I nostri sogni idilliaci sono fatti di prati fioriti e boschi incontaminati, ma poi ci danno fastidio il fango e gli insetti. Non è forse meglio guardare con stupore e meraviglia il grigiore delle nostre città?
di Edoardo Dantonia
Ho visto un’immagine, a prima vista suggestiva: una donna scendeva da un marciapiede, per andare a toccare coi piedi nudi un soffice manto erboso. La didascalia recitava “fuga dalla realtà”. Il marciapiede, se non ho mal interpretato quella fotografia, rappresenterebbe questa realtà dura, fatta di cemento e acciaio, mentre l’erba sarebbe il simbolo di una natura incontaminata, un locus amoenus in cui rifugiarsi, una parentesi bucolica che dovrebbe salvarci dalla freddezza e dal frastuono della città.
In questa filosofia penso ci sia un grosso errore di prospettiva, dovuto a un’idea piuttosto moderna di natura e campagna. Nell’immaginario odierno la natura è un luogo di pace e serenità, una fuga temporanea dalla realtà cupa e grigia della città, del lavoro e via dicendo. Dove la città è la prigionia, il bosco è la libertà; le strade per l’inferno sono asfaltate, quelle per il paradiso sterrate ed erbose. Ma per chi nei boschi ci vive?

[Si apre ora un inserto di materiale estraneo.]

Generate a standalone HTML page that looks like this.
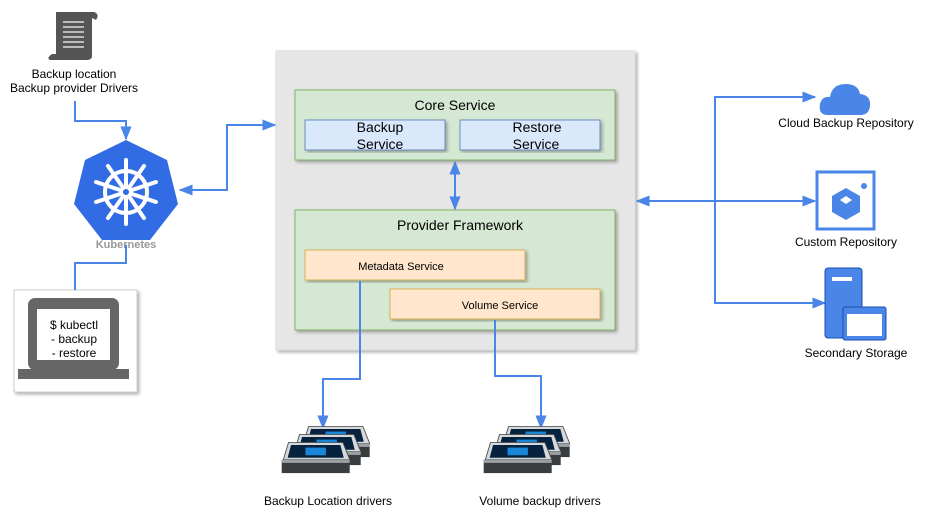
<!DOCTYPE html>
<html><head><meta charset="utf-8"><style>
body{margin:0;background:#fff}
svg text{font-family:"Liberation Sans",sans-serif}
</style></head><body>
<svg width="929" height="527" viewBox="0 0 929 527" xmlns="http://www.w3.org/2000/svg">
<defs>
<marker id="a" viewBox="0 0 10 10" refX="9" refY="5" markerWidth="7" markerHeight="7" orient="auto-start-reverse"><path d="M0,1 L10,5 L0,9 Z" fill="#4a86e8"/></marker>
<filter id="sh"><feDropShadow dx="2" dy="2" stdDeviation="1.5" flood-color="#000" flood-opacity="0.3"/></filter>
<g id="drive">
<path d="M4,30 L10,10 L74,10 L82,30 Z" fill="#d6d9dc" stroke="#444" stroke-width="1"/>
<path d="M13,13 L71,13 L75,28 L9,28 Z" fill="#06223f"/>
<rect x="30" y="16" width="24" height="9" fill="#1ea0ff" opacity="0.8"/>
<rect x="2" y="30" width="80" height="16" fill="#3a3d40"/>
<rect x="2" y="30" width="80" height="4" fill="#9aa0a4"/>
</g>
</defs>
<!-- scroll -->
<g fill="#555">
<path d="M56,12 L94,12 Q100,14 96,20 L92,18 L92,56 Q92,60 86,60 L50,60 Q46,58 52,54 L56,54 Z"/>
</g>
<g stroke="#ddd" stroke-width="1.5"><line x1="63" y1="22" x2="84" y2="22"/><line x1="63" y1="27" x2="84" y2="27"/><line x1="63" y1="32" x2="84" y2="32"/><line x1="63" y1="37" x2="84" y2="37"/><line x1="63" y1="42" x2="84" y2="42"/><line x1="63" y1="47" x2="84" y2="47"/></g>
<text x="74" y="78" font-size="12" text-anchor="middle">Backup location</text>
<text x="74" y="92" font-size="12" text-anchor="middle">Backup provider Drivers</text>
<!-- kubernetes -->
<polygon points="126,140 167,160 178,204 150,240 102,240 74,204 85,160" fill="#326ce5"/>
<g stroke="#fff" stroke-width="4" fill="none" stroke-linecap="round">
<circle cx="126" cy="192" r="21"/>
<line x1="126" y1="160" x2="126" y2="224"/>
<line x1="96" y1="182" x2="156" y2="202"/>
<line x1="156" y1="182" x2="96" y2="202"/>
<line x1="108" y1="218" x2="144" y2="166"/>
<line x1="144" y1="218" x2="108" y2="166"/>
</g>
<circle cx="126" cy="192" r="3" fill="#326ce5"/>
<text x="126" y="248" font-size="11" font-weight="bold" fill="#999" text-anchor="middle">Kubernetes</text>
<!-- laptop -->
<rect x="14" y="290" width="123" height="102" fill="#fff" stroke="#ccc" filter="url(#sh)"/>
<rect x="28" y="298" width="91" height="72" rx="7" fill="#666"/>
<rect x="37" y="309" width="73" height="51" fill="#fff"/>
<rect x="18" y="369" width="111" height="10" fill="#666"/>
<text x="74" y="329" font-size="12" text-anchor="middle">$ kubectl</text>
<text x="74" y="343" font-size="12" text-anchor="middle">- backup</text>
<text x="74" y="357" font-size="12" text-anchor="middle">- restore</text>
<!-- main -->
<rect x="276" y="51" width="359" height="299" fill="#e6e6e6" stroke="#ddd" filter="url(#sh)"/>
<rect x="295" y="90" width="320" height="70" fill="#d5e8d4" stroke="#82b366" filter="url(#sh)"/>
<text x="455" y="110" font-size="14" text-anchor="middle">Core Service</text>
<rect x="305" y="120" width="140" height="30" fill="#dae8fc" stroke="#6c8ebf" filter="url(#sh)"/>
<text x="380" y="132" font-size="14" text-anchor="middle">Backup</text><text x="380" y="149" font-size="14" text-anchor="middle">Service</text>
<rect x="460" y="120" width="140" height="30" fill="#dae8fc" stroke="#6c8ebf" filter="url(#sh)"/>
<text x="537" y="132" font-size="14" text-anchor="middle">Restore</text><text x="536" y="149" font-size="14" text-anchor="middle">Service</text>
<rect x="295" y="210" width="320" height="120" fill="#d5e8d4" stroke="#82b366" filter="url(#sh)"/>
<text x="460" y="230" font-size="14" text-anchor="middle">Provider Framework</text>
<rect x="305" y="250" width="220" height="30" fill="#ffe6cc" stroke="#d6b656" filter="url(#sh)"/>
<text x="401" y="270" font-size="11" text-anchor="middle">Metadata  Service</text>
<rect x="390" y="289" width="210" height="30" fill="#ffe6cc" stroke="#d6b656" filter="url(#sh)"/>
<text x="500" y="309" font-size="11" text-anchor="middle">Volume  Service</text>
<!-- connectors -->
<g fill="none" stroke="#4a86e8" stroke-width="2">
<path d="M75,101 V121 H126 V139" marker-end="url(#a)"/>
<path d="M75,290 V263 H126 V245"/>
<path d="M275,125 H227 V190 H180" marker-start="url(#a)" marker-end="url(#a)"/>
<path d="M455,162 V209" marker-start="url(#a)" marker-end="url(#a)"/>
<path d="M360,281 V379 H323 V428" marker-end="url(#a)"/>
<path d="M495,320 V376 H541 V428" marker-end="url(#a)"/>
<path d="M637,201 H815" marker-start="url(#a)" marker-end="url(#a)"/>
<path d="M815,97 H715 V303 H825" marker-end="url(#a)" marker-start="url(#a)"/>
</g>
<!-- right -->
<path d="M828,115 Q818,115 820,104 Q822,96 830,97 Q832,84 846,84 Q858,84 860,94 Q871,95 870,106 Q869,115 860,115 Z" fill="#4a86e8"/>
<text x="846" y="127" font-size="12" text-anchor="middle">Cloud Backup Repository</text>
<rect x="817" y="172" width="57" height="57" fill="#fff" stroke="#4a86e8" stroke-width="3"/>
<path d="M846,188 L860,196 L860,212 L846,220 L832,212 L832,196 Z" fill="#4a86e8"/>
<path d="M846,196 L852,200 L846,204 L840,200 Z" fill="#fff"/>
<circle cx="864" cy="186" r="3" fill="#4a86e8"/>
<text x="846" y="246" font-size="12" text-anchor="middle">Custom Repository</text>
<rect x="825" y="268" width="37" height="70" rx="3" fill="#4a86e8" stroke="#1a4fb0"/>
<rect x="832" y="277" width="20" height="4" fill="#fff"/>
<rect x="843" y="307" width="43" height="33" rx="2" fill="#4a86e8" stroke="#1a4fb0"/>
<rect x="847" y="314" width="35" height="22" fill="#fff"/>
<text x="856" y="357" font-size="12" text-anchor="middle">Secondary Storage</text>
<!-- drives -->
<use href="#drive" transform="translate(300,418) scale(0.85)"/>
<use href="#drive" transform="translate(291,426) scale(0.85)"/>
<use href="#drive" transform="translate(280,434) scale(0.85)"/>
<use href="#drive" transform="translate(500,418) scale(0.85)"/>
<use href="#drive" transform="translate(491,426) scale(0.85)"/>
<use href="#drive" transform="translate(482,434) scale(0.85)"/>
<text x="328" y="505" font-size="12" text-anchor="middle">Backup Location drivers</text>
<text x="540" y="505" font-size="12" text-anchor="middle">Volume backup drivers</text>
</svg>
</body></html>
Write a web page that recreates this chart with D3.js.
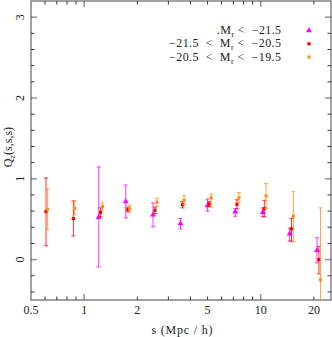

Per certi versi è vero, per un uomo di città una passeggiata in montagna può costituire un’ottima evasione. Ma nessuno si è mai domandato come dev’essere per un uomo di montagna? Se un bosco è la fuga dalla realtà della città, per chi vive in un bosco quale può mai essere la fuga? Non può essere la città, coi suoi palazzi e il rumore dei clacson e le luci delle insegne, fonte di meraviglia per un contadino o un pastore che vivono in mezzo ad alberi, cascine e bestie da soma?